Pictures in the entries below are to be left out; otherwise, reproduce exactly the lines from the first through the line containing "ax = fig.add_axes([0.0944, 0.217, 0.887, 0.715])".
.....
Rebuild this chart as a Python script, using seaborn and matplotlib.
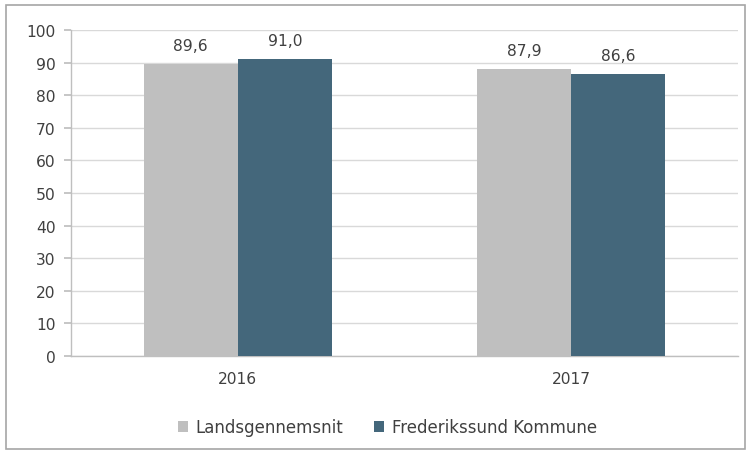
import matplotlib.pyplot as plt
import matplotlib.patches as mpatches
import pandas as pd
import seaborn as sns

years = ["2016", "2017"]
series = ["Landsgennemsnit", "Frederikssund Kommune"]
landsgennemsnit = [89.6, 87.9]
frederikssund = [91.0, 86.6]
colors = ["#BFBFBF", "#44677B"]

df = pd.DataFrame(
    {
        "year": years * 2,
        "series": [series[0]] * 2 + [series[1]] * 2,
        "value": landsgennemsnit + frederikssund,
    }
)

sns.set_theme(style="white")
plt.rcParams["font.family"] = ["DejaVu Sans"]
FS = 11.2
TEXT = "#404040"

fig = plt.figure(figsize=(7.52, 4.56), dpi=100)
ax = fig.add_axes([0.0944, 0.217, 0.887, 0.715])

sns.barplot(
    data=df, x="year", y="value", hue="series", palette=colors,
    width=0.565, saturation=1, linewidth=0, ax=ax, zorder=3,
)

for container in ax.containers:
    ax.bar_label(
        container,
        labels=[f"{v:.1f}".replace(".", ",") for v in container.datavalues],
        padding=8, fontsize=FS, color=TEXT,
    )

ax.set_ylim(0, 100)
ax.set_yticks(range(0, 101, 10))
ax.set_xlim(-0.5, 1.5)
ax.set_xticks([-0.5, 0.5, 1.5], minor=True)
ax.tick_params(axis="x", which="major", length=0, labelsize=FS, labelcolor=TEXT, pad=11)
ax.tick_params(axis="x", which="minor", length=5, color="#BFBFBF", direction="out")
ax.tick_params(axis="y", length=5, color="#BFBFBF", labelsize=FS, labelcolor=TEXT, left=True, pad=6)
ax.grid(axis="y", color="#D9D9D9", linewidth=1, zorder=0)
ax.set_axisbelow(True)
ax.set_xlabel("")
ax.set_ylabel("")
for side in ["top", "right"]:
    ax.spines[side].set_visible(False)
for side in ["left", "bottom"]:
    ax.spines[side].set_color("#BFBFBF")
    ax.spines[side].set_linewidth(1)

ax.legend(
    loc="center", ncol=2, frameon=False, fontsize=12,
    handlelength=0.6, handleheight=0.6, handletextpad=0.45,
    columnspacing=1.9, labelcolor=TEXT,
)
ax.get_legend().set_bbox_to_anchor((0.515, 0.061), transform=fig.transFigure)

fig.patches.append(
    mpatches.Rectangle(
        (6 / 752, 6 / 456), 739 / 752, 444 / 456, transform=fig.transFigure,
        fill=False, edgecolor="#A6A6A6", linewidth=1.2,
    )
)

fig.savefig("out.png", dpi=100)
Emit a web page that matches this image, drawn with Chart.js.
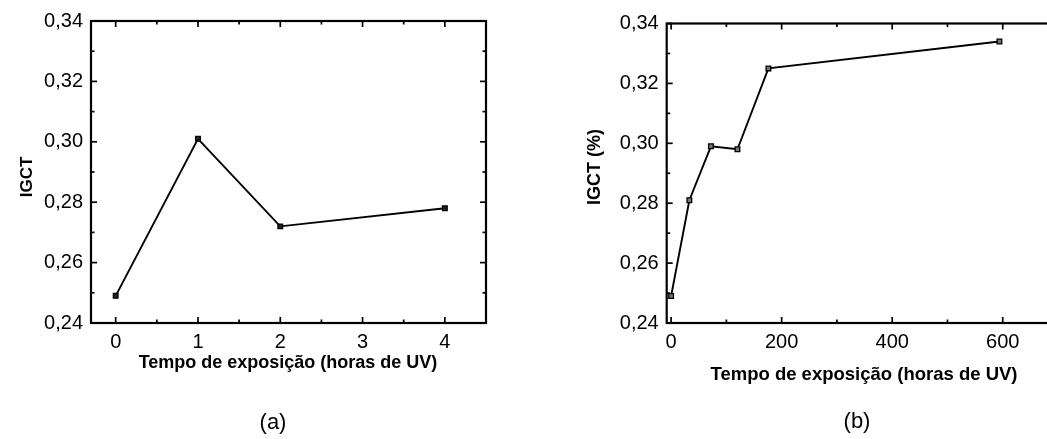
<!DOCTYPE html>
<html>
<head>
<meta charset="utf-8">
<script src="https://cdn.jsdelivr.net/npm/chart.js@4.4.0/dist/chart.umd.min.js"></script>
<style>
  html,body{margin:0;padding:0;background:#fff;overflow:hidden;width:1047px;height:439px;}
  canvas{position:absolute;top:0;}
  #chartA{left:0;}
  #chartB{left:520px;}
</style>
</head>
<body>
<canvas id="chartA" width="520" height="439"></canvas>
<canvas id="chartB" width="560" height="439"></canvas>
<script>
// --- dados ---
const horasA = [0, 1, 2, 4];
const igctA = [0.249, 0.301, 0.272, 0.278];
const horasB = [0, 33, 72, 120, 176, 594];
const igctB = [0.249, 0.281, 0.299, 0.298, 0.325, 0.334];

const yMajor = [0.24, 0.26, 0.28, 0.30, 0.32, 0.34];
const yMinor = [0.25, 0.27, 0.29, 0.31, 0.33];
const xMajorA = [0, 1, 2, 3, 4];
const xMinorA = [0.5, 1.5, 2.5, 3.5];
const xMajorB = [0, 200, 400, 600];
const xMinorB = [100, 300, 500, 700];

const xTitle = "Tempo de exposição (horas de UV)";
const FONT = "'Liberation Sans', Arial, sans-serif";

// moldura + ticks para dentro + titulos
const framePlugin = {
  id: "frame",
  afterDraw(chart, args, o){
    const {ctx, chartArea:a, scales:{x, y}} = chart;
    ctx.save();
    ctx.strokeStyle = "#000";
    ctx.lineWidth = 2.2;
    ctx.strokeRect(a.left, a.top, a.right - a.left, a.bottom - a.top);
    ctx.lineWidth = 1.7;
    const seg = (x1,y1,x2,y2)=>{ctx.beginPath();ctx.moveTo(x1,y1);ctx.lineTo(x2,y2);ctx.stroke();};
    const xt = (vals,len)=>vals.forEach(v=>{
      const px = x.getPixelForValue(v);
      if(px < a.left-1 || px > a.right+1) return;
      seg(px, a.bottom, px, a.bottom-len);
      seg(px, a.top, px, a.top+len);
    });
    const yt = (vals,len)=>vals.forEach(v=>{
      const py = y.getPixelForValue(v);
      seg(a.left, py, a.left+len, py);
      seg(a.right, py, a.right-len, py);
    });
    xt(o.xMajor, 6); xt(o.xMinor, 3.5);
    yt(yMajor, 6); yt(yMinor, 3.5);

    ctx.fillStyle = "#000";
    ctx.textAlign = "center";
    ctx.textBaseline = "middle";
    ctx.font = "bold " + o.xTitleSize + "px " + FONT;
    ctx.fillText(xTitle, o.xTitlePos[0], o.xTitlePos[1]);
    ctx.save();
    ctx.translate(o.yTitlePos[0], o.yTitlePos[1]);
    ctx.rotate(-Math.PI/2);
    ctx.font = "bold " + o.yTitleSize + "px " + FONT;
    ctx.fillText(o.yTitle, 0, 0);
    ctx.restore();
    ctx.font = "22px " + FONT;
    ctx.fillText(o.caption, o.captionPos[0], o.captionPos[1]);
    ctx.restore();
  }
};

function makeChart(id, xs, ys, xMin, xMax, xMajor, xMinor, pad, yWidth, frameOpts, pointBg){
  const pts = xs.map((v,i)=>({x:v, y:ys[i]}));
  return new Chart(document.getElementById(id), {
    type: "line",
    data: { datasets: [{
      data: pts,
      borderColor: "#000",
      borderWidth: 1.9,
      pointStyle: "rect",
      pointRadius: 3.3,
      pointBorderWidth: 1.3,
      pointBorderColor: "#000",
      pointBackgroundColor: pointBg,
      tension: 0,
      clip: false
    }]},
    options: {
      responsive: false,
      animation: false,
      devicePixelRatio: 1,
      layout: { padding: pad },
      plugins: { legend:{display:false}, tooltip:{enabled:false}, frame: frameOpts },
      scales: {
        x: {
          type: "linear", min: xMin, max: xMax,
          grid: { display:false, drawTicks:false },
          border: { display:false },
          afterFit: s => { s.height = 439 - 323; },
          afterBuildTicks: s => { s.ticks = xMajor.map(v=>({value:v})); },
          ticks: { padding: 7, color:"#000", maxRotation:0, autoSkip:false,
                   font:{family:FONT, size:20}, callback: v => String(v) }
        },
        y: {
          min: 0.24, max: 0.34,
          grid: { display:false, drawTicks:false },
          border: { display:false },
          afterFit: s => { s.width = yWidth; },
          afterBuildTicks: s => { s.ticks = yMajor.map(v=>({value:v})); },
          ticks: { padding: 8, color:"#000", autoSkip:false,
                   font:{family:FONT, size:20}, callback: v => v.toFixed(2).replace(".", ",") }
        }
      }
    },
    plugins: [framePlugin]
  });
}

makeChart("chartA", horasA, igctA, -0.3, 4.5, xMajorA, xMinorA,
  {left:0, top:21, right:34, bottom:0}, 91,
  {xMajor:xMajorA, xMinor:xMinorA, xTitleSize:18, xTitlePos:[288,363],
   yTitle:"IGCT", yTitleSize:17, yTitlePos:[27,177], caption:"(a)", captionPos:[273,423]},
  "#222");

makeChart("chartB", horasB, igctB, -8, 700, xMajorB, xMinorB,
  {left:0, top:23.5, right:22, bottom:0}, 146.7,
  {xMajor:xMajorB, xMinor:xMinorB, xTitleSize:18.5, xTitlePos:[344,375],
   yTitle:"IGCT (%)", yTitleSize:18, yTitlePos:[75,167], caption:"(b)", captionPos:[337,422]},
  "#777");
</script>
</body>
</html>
.....
(Solution for this task):
Rebuild this chart as a Python script, using seaborn and matplotlib.
import matplotlib.pyplot as plt
import matplotlib.patches as mpatches
import pandas as pd
import seaborn as sns

years = ["2016", "2017"]
series = ["Landsgennemsnit", "Frederikssund Kommune"]
landsgennemsnit = [89.6, 87.9]
frederikssund = [91.0, 86.6]
colors = ["#BFBFBF", "#44677B"]

df = pd.DataFrame(
    {
        "year": years * 2,
        "series": [series[0]] * 2 + [series[1]] * 2,
        "value": landsgennemsnit + frederikssund,
    }
)

sns.set_theme(style="white")
plt.rcParams["font.family"] = ["DejaVu Sans"]
FS = 11.2
TEXT = "#404040"

fig = plt.figure(figsize=(7.52, 4.56), dpi=100)
ax = fig.add_axes([0.0944, 0.217, 0.887, 0.715])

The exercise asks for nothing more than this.